WRITTEN TASK | Below are some records. Output the lines from the first one through the line that holds "const cx = 369, cy = 397, r = 351;", exactly as written, with no pictures.

++++ INPUT RECORDS

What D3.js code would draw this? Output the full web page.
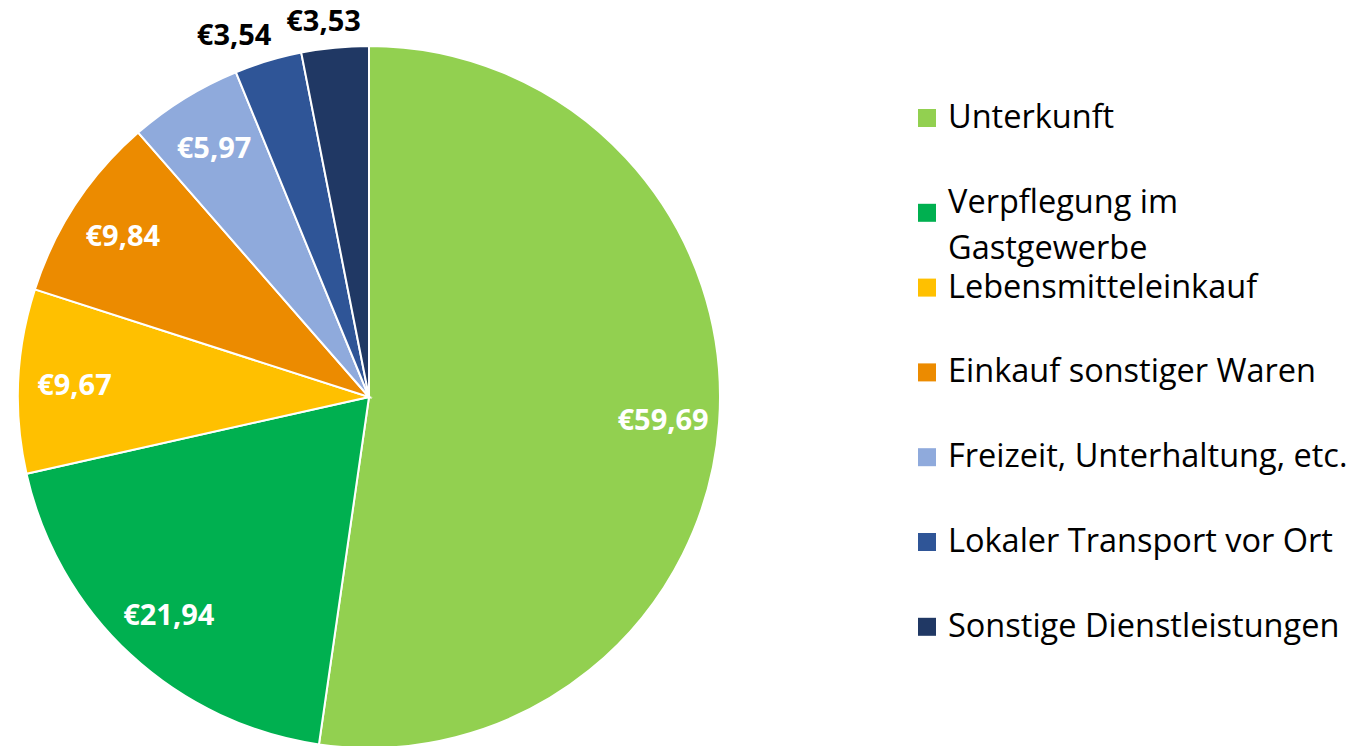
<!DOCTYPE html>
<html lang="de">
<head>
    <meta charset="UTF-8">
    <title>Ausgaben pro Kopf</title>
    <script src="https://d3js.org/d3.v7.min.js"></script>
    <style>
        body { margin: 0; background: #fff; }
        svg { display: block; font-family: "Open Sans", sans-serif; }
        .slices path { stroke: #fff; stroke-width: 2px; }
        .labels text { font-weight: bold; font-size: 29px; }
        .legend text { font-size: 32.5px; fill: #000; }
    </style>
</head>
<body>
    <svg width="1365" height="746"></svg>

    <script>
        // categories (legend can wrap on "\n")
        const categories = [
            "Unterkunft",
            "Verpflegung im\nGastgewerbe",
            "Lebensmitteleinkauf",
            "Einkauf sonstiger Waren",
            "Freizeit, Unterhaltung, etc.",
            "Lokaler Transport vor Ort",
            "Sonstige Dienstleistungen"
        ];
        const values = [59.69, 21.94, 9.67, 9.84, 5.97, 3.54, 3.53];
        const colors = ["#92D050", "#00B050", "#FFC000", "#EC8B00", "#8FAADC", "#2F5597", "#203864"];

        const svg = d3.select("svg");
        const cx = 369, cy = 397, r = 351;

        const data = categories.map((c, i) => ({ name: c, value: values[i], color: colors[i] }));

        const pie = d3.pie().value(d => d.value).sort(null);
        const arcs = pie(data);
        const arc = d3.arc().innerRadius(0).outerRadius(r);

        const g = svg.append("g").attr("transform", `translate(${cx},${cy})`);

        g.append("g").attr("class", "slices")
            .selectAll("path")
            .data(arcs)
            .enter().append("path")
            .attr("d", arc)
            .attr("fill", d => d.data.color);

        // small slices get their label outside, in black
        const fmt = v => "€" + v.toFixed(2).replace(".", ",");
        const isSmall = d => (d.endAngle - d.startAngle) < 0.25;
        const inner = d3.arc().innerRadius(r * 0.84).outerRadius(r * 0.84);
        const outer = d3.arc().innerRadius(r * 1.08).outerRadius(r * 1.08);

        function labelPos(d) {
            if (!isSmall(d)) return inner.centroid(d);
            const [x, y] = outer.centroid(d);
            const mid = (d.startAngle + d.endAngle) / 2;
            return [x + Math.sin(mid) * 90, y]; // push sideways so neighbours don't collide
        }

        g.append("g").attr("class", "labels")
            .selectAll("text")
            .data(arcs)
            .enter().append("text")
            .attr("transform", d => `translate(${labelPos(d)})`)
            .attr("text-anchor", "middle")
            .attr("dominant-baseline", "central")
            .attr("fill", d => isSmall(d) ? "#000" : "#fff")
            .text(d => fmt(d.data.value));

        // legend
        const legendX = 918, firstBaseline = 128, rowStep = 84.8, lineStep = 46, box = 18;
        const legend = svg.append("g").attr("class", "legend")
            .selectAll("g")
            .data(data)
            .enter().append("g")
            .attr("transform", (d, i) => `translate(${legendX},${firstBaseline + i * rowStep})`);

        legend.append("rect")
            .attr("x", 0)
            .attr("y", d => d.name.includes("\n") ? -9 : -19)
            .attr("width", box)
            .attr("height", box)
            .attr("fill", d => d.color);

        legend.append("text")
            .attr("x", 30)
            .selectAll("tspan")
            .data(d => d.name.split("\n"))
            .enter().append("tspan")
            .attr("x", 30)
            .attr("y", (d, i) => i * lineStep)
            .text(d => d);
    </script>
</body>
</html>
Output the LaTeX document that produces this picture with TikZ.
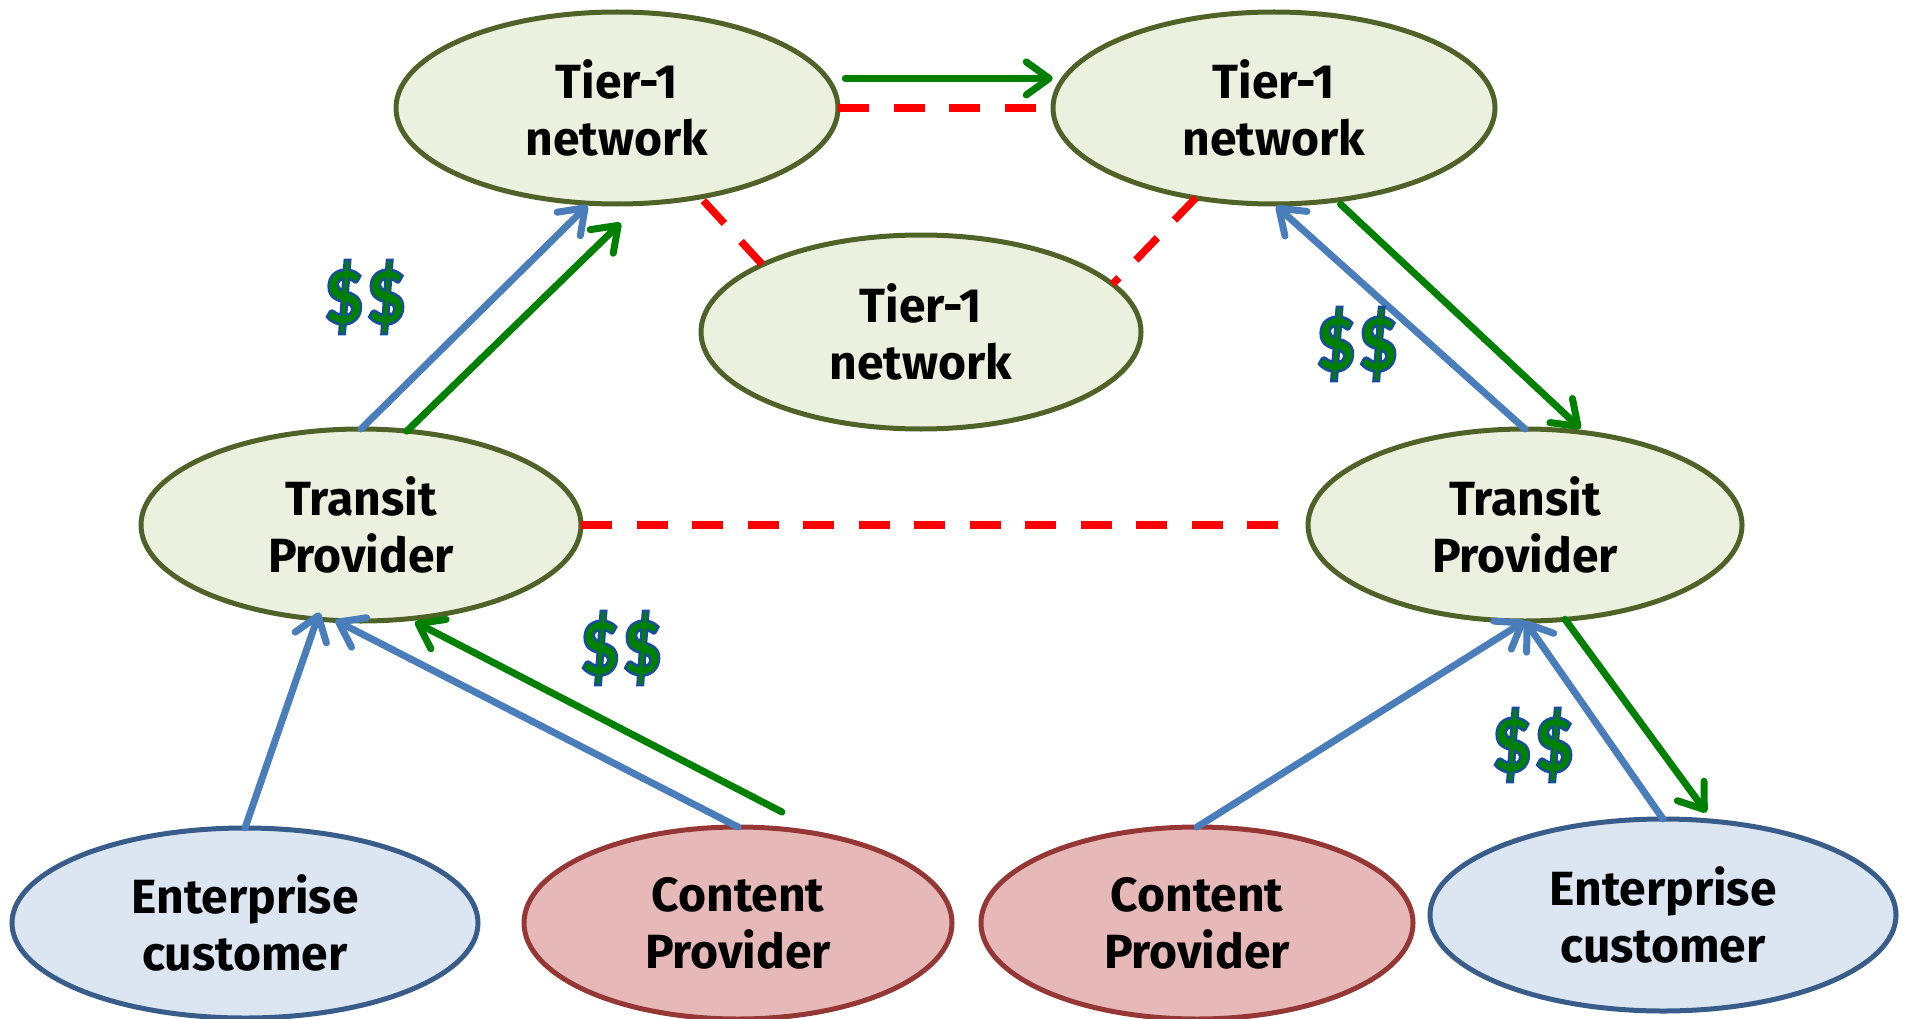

++++++++

ANSWER TO THE EXERCISE |
What D3.js code would draw this? Output the full web page.
<!DOCTYPE html>
<html lang="de">
<head>
    <meta charset="UTF-8">
    <title>Ausgaben pro Kopf</title>
    <script src="https://d3js.org/d3.v7.min.js"></script>
    <style>
        body { margin: 0; background: #fff; }
        svg { display: block; font-family: "Open Sans", sans-serif; }
        .slices path { stroke: #fff; stroke-width: 2px; }
        .labels text { font-weight: bold; font-size: 29px; }
        .legend text { font-size: 32.5px; fill: #000; }
    </style>
</head>
<body>
    <svg width="1365" height="746"></svg>

    <script>
        // categories (legend can wrap on "\n")
        const categories = [
            "Unterkunft",
            "Verpflegung im\nGastgewerbe",
            "Lebensmitteleinkauf",
            "Einkauf sonstiger Waren",
            "Freizeit, Unterhaltung, etc.",
            "Lokaler Transport vor Ort",
            "Sonstige Dienstleistungen"
        ];
        const values = [59.69, 21.94, 9.67, 9.84, 5.97, 3.54, 3.53];
        const colors = ["#92D050", "#00B050", "#FFC000", "#EC8B00", "#8FAADC", "#2F5597", "#203864"];

        const svg = d3.select("svg");
        const cx = 369, cy = 397, r = 351;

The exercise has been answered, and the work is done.